You are not making distinction between the mathematics and the physics. If you define trajectory as set of positions, you already know everything and you don’t need momentum, you do not need the notion of the canonically conjugated variables and so on. You do not need the analytical mechanics. Equally well you may define the real line through the 10th derivative of x. Then you need additive constants to define it uniquely. You may choose (postulate using your language) the funny subset of the Fibonacci numbers and call it the “physical model”. However the physics is only what is defined by Newton/Hamilton equations. They followed from the principle of the Least Action which is the Principal Physical Postulate.

This is starting to become ridiculous.

Yes. Your “axiomatic” approach I consider ridiculous (not only in this session).

For your information, the 5th postulate is simply:
"given a line and a point not on the line, there is one and only one line that can be constructed which contains said point, and which is parallel with the given line"

The 5th postulate is the definition of the parallel. You provide the classical example of the circular logic.In addition, if so, how you call that:

Consider (using auxiliary definitions introduced previously) line and a point outside that line. There exists at least one line which contains that point and do not contains any point that belong to the original line.

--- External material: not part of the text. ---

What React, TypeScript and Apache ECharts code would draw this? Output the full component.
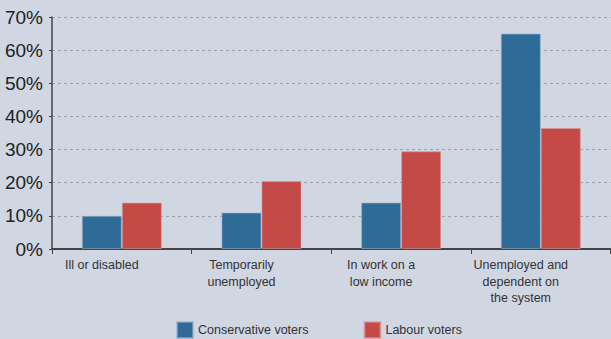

As I mentioned above, this session is about Foundations of Quantum Theory. I suggest reading the book written by top expert in the Foundations of Physics where he discusses the questions that you like very much to consider:

J.M.Jauch, Are Quanta Real?, Indiana University Press, (1973).

After that I hope you will be qualified to criticize what you are qualified to do.

Regards, Dany.

P.S. I identify that you in the martial mood. There is no Sticky: Forum Rules in Beyond the Standard Model sub-forum. I consider that it must be there.